UK review hails low-carb diet as “effective” in managing diabetes
A UK review finds that eating a low-carb diet is an “effective technique” to help manage diabetes.
Scientists from London Metropolitan University discovered that people with diabetes who reduced the amount of starchy carbohydrates they ate, such as potatoes, rice and pasta, achieved significantly lower blood glucose levels.
The findings came from a systematic review of work carried out by other researchers into carbohydrate consumption among people with diabetes.
The London research team analysed HbA1c levels of participants who followed either a low-carb diet or a low-fat diet, the latter of which is recommended by the American Diabetes Association.
Those on a low-carb diet who ate between 30g and 120g of carbs per day significantly lowered their HbA1c, and participants who ate less than 30g per day reduced their HbA1c by 24 mmol/mol (2.2%).

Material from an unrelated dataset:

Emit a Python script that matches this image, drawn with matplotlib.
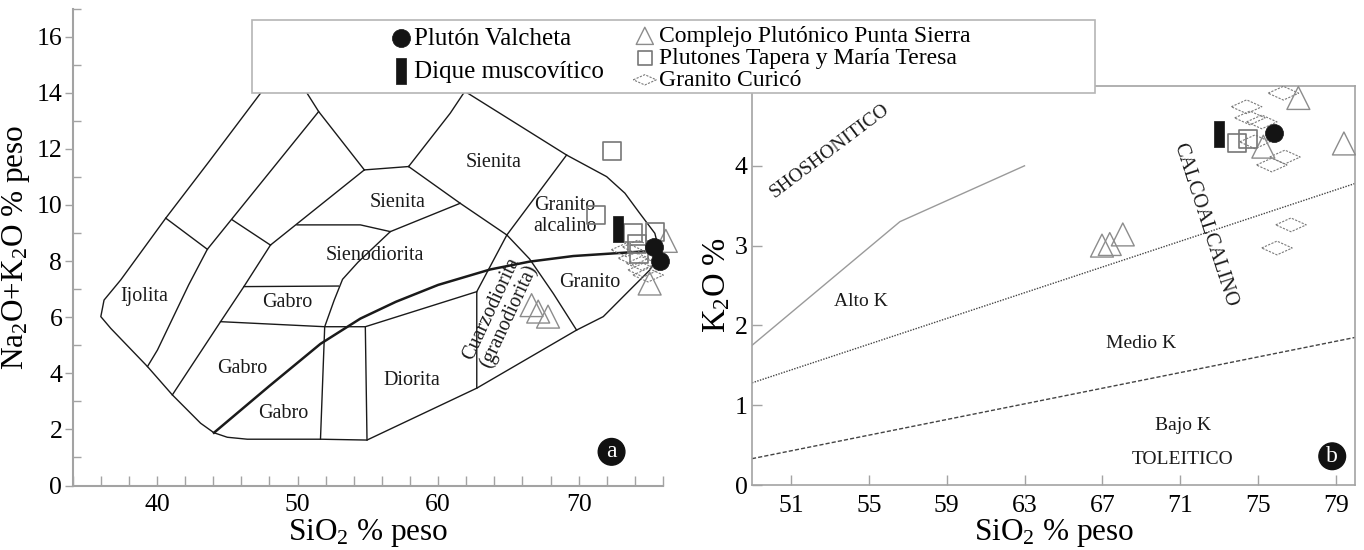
import numpy as np
import matplotlib
matplotlib.use('Agg')
import matplotlib.pyplot as plt
from matplotlib.patches import Rectangle
from matplotlib.ticker import MultipleLocator, FixedLocator

plt.rcParams['font.family'] = ['Liberation Serif', 'DejaVu Serif']
plt.rcParams['mathtext.fontset'] = 'custom'
plt.rcParams['mathtext.rm'] = 'Liberation Serif'
plt.rcParams['mathtext.it'] = 'Liberation Serif:italic'

# ---------------------------------------------------------------------------
# TAS diagram (a): field boundaries, SiO2 vs Na2O+K2O
# ---------------------------------------------------------------------------
tas_outer = [(47.9, 14.4), (47.36, 13.98), (43.69, 11.54), (40.62, 9.53), (37.42, 7.33),
             (36.23, 6.61), (36.0, 6.02), (36.71, 5.60), (39.32, 4.24), (41.09, 3.23),
             (43.10, 2.22), (44.05, 1.88), (45.0, 1.72), (46.42, 1.65), (51.63, 1.65),
             (54.94, 1.62), (62.75, 3.47), (69.85, 5.54), (71.75, 6.02), (73.88, 7.09),
             (75.06, 7.68), (75.77, 8.29), (75.42, 8.99), (74.35, 9.70), (73.29, 10.42),
             (71.99, 11.01), (69.14, 11.78), (61.9, 14.05)]
tas_lines = [
    [(40.62, 9.53), (43.58, 8.42)],
    [(50.4, 14.4), (50.68, 13.98), (51.5, 13.33), (43.58, 8.42), (42.25, 7.15),
     (40.03, 4.83), (39.32, 4.24)],
    [(51.5, 13.33), (54.75, 11.25)],
    [(54.75, 11.25), (57.9, 11.37)],
    [(57.9, 11.37), (60.86, 13.27), (61.9, 14.05)],
    [(54.75, 11.25), (48.07, 8.57)],
    [(45.35, 9.47), (48.07, 8.57)],
    [(48.07, 8.57), (46.18, 7.09), (44.52, 5.84), (41.09, 3.23)],
    [(46.18, 7.09), (52.9, 7.11)],
    [(49.96, 9.29), (54.47, 9.29), (56.6, 9.05), (61.57, 10.06)],
    [(57.9, 11.37), (61.57, 10.06), (64.89, 8.93)],
    [(56.6, 9.05), (54.3, 7.96), (53.2, 7.35), (52.6, 6.6), (51.93, 5.66), (51.63, 1.65)],
    [(44.52, 5.84), (51.93, 5.66), (54.82, 5.66), (62.75, 6.91)],
    [(54.82, 5.66), (54.94, 1.62)],
    [(64.89, 8.93), (62.75, 6.91), (62.75, 3.47)],
    [(69.14, 11.78), (64.89, 8.93)],
    [(64.89, 8.93), (66.5, 8.08), (68.2, 6.84), (69.85, 5.54)],
]
tas_divide = [(44.05, 1.88), (48.0, 3.55), (51.63, 5.05), (54.47, 5.95), (57.0, 6.55),
              (60.0, 7.15), (63.7, 7.7), (66.5, 7.98), (69.62, 8.18), (73.88, 8.32),
              (75.3, 8.36)]

tas_fields = ['Ijolita', 'Gabro', 'Sienodiorita', 'Sienita', 'Sienita', 'Granito\nalcalino',
              'Granito', 'Gabro', 'Gabro', 'Diorita']
tas_field_x = [39.1, 49.3, 55.5, 57.1, 63.95, 69.0, 70.8, 46.05, 48.95, 58.15]
tas_field_y = [6.72, 6.53, 8.21, 10.1, 11.5, 9.6, 7.24, 4.17, 2.55, 3.73]

# samples, diagram (a)
a_valcheta_x = [75.35, 75.82]
a_valcheta_y = [8.51, 8.0]
a_dique_x = [72.8]
a_dique_y = [9.15]
a_sierra_x = [66.65, 67.12, 67.82, 75.05, 76.2]
a_sierra_y = [6.43, 6.20, 6.02, 7.20, 8.72]
a_tapera_x = [72.34, 71.23, 73.88, 75.4, 74.16, 74.3]
a_tapera_y = [11.94, 9.64, 8.99, 9.05, 8.6, 8.25]
a_curico_x = [73.4, 73.9, 74.47, 74.59, 74.94, 74.2]
a_curico_y = [8.4, 8.1, 7.92, 7.68, 7.5, 8.5]

# ---------------------------------------------------------------------------
# K2O vs SiO2 diagram (b)
# ---------------------------------------------------------------------------
shosho_line_x = [49, 56.6, 63]
shosho_line_y = [1.75, 3.3, 4.0]
altok_line_x = [49, 80]
altok_line_y = [1.28, 3.78]
bajok_line_x = [49, 80]
bajok_line_y = [0.33, 1.85]

b_valcheta_x = [75.82]
b_valcheta_y = [4.41]
b_dique_x = [72.99]
b_dique_y = [4.40]
b_sierra_x = [66.98, 67.38, 68.05, 75.27, 77.07, 79.41]
b_sierra_y = [3.0, 3.02, 3.14, 4.24, 4.85, 4.28]
b_tapera_x = [73.9, 74.47]
b_tapera_y = [4.28, 4.33]
b_curico_x = [76.3, 74.41, 74.58, 75.19, 74.84, 76.38, 75.70, 76.69, 75.97]
b_curico_y = [4.91, 4.74, 4.60, 4.55, 4.30, 4.11, 4.01, 3.26, 2.97]

b_texts = ['Alto K', 'Medio K', 'Bajo K', 'TOLEITICO']
b_text_x = [54.6, 69.0, 71.13, 71.13]
b_text_y = [2.30, 1.77, 0.74, 0.32]

# marker shapes
bar_marker = [(-0.385, -1), (0.385, -1), (0.385, 1), (-0.385, 1), (-0.385, -1)]
diamond_marker = [(-1, 0), (0, 0.45), (1, 0), (0, -0.45), (-1, 0)]

W, H = 1364, 550
fig = plt.figure(figsize=(W / 100, H / 100), dpi=100)
fig.patch.set_facecolor('white')

spine_col = '#a3a3a3'
line_col = '#1a1a1a'


def draw_samples(ax, sets):
    hs = {}
    vx, vy, dx, dy, sx, sy, tx, ty, cx, cy = sets
    hs['c'] = ax.scatter(cx, cy, s=22 ** 2, marker=diamond_marker, facecolors='none',
                         edgecolors='#7a7a7a', linewidths=0.8, linestyles=(0, (2, 1.2)),
                         zorder=5, clip_on=False, label='Granito Curicó')
    hs['s'] = ax.scatter(sx, sy, s=16.5 ** 2, marker='^', facecolors='none',
                         edgecolors='#8c8c8c', linewidths=1.0, zorder=6, clip_on=False,
                         label='Complejo Plutónico Punta Sierra')
    hs['t'] = ax.scatter(tx, ty, s=13 ** 2, marker='s', facecolors='none',
                         edgecolors='#777777', linewidths=1.2, zorder=6, clip_on=False,
                         label='Plutones Tapera y María Teresa')
    hs['d'] = ax.scatter(dx, dy, s=19 ** 2, marker=bar_marker, facecolors='#141414',
                         edgecolors='#141414', linewidths=0.5, zorder=7, clip_on=False,
                         label='Dique muscovítico')
    hs['v'] = ax.scatter(vx, vy, s=13 ** 2, marker='o', facecolors='#141414',
                         edgecolors='#141414', linewidths=0.5, zorder=8, clip_on=False,
                         label='Plutón Valcheta')
    return hs


# ---------------------------- panel (a) ------------------------------------
ax1 = fig.add_axes([72.7 / W, (H - 485.5) / H, (663 - 72.7) / W, (485.5 - 8.6) / H])
ax1.set_xlim(34, 76)
ax1.set_ylim(0, 17)

ox, oy = zip(*tas_outer)
ax1.plot(ox, oy, color=line_col, lw=1.0, solid_joinstyle='round')
for seg in tas_lines:
    sx_, sy_ = zip(*seg)
    ax1.plot(sx_, sy_, color=line_col, lw=1.0)
dvx, dvy = zip(*tas_divide)
ax1.plot(dvx, dvy, color=line_col, lw=1.8, solid_joinstyle='round')

for name, x, y in zip(tas_fields, tas_field_x, tas_field_y):
    ax1.text(x, y, name, fontsize=14.5, ha='center', va='center', color='#1a1a1a',
             linespacing=1.15, zorder=3)
ax1.text(64.42, 6.16, 'Cuarzodiorita\n(granodiorita)', fontsize=14.5, rotation=65,
         ha='center', va='center', rotation_mode='anchor', linespacing=0.95,
         color='#1a1a1a', zorder=3)
ax1.text(72.34, 1.2, 'a', fontsize=17, color='white', ha='center', va='center',
         bbox=dict(boxstyle='circle,pad=0.12', fc='#111111', ec='#111111'))

draw_samples(ax1, (a_valcheta_x, a_valcheta_y, a_dique_x, a_dique_y, a_sierra_x,
                   a_sierra_y, a_tapera_x, a_tapera_y, a_curico_x, a_curico_y))

for side in ['top', 'right']:
    ax1.spines[side].set_visible(False)
for side in ['left', 'bottom']:
    ax1.spines[side].set_color(spine_col)
    ax1.spines[side].set_linewidth(1.5)
ax1.xaxis.set_major_locator(FixedLocator([40, 50, 60, 70]))
ax1.xaxis.set_minor_locator(MultipleLocator(2))
ax1.yaxis.set_minor_locator(MultipleLocator(1))
ax1.set_yticks(range(0, 17, 2))
ax1.tick_params(axis='x', which='both', direction='in', length=7.5, width=1.0,
                color=spine_col, labelsize=18.5, pad=6)
ax1.tick_params(axis='y', which='major', direction='out', length=6, width=1.0,
                color=spine_col, labelsize=18.5, pad=1.5)
ax1.tick_params(axis='y', which='minor', direction='in', length=6, width=1.0,
                color=spine_col)
ax1.set_xlabel('SiO$_2$ % peso', fontsize=22.5, labelpad=1)
ax1.set_ylabel('Na$_2$O+K$_2$O % peso', fontsize=22.5, labelpad=3)

# ---------------------------- panel (b) ------------------------------------
ax2 = fig.add_axes([752 / W, (H - 485) / H, (1355.4 - 752) / W, (485 - 86) / H])
ax2.set_xlim(49, 80)
ax2.set_ylim(0, 5)

ax2.plot(shosho_line_x, shosho_line_y, color='#9a9a9a', lw=1.0)
ax2.plot(altok_line_x, altok_line_y, color='#444444', lw=1.0, ls=(0, (1, 1)))
ax2.plot(bajok_line_x, bajok_line_y, color='#444444', lw=1.0, ls=(0, (3, 1.5)))

for name, x, y in zip(b_texts, b_text_x, b_text_y):
    ax2.text(x, y, name, fontsize=14, ha='center', va='center', color='#1a1a1a')
ax2.text(52.97, 4.19, 'SHOSHONITICO', fontsize=14, rotation=37, ha='center',
         va='center', rotation_mode='anchor', color='#1a1a1a')
ax2.text(72.26, 3.26, 'CALCOALCALINO', fontsize=14.5, rotation=-72, ha='center',
         va='center', rotation_mode='anchor', color='#1a1a1a')
ax2.text(78.81, 0.36, 'b', fontsize=17, color='white', ha='center', va='center',
         bbox=dict(boxstyle='circle,pad=0.12', fc='#111111', ec='#111111'))

hs = draw_samples(ax2, (b_valcheta_x, b_valcheta_y, b_dique_x, b_dique_y, b_sierra_x,
                        b_sierra_y, b_tapera_x, b_tapera_y, b_curico_x, b_curico_y))

for side in ax2.spines:
    ax2.spines[side].set_color(spine_col)
    ax2.spines[side].set_linewidth(1.2)
ax2.set_xticks(range(51, 80, 4))
ax2.set_yticks(range(0, 5))
ax2.tick_params(axis='both', which='major', direction='in', length=7, width=1.0,
                color=spine_col, labelsize=18.5)
ax2.tick_params(axis='x', pad=7)
ax2.tick_params(axis='y', pad=3)
ax2.set_xlabel('SiO$_2$ % peso', fontsize=22.5, labelpad=0)
ax2.set_ylabel('K$_2$O %', fontsize=23.5, labelpad=2)

# ---------------------------- legend ---------------------------------------
box = Rectangle((252 / W, (H - 93) / H), (1095 - 252) / W, (93 - 20) / H,
                transform=fig.transFigure, facecolor='white', edgecolor='#b5b5b5',
                lw=1.2, zorder=4)
fig.add_artist(box)
leg1 = fig.legend(handles=[hs['v'], hs['d']], loc='upper left',
                  bbox_to_anchor=(388 / W, (H - 27.5) / H), frameon=False,
                  fontsize=18, handlelength=1.0, handletextpad=0.05, borderpad=0,
                  borderaxespad=0, labelspacing=0.42, scatterpoints=1)
leg1.set_zorder(5)
leg2 = fig.legend(handles=[hs['s'], hs['t'], hs['c']], loc='upper left',
                  bbox_to_anchor=(633 / W, (H - 25.5) / H), frameon=False,
                  fontsize=17, handlelength=1.0, handletextpad=0.12, borderpad=0,
                  borderaxespad=0, labelspacing=0.02, scatterpoints=1, markerscale=0.75)
leg2.set_zorder(5)

fig.savefig('out.png', dpi=100, facecolor='white')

Additionally, those in the low-carb group lost more weight: an average of 4.7kg over a two-year period compared to 2.9kg in the low-fat group.
“Our findings suggest that a reduced carbohydrate diet can be an effective technique for managing diabetes and new guidelines that promote lower carbohydrate intakes for both the general population, and those with diabetes, should seriously be considered,” said lead author Michelle McKenzie.
“More long-term studies are required to ensure that the results can be confidently translated into clinical practice, however, the science at this point in time is compelling and should not be ignored.”
The findings will be published in the Winter Meeting edition of the Proceedings of the Nutrition Society.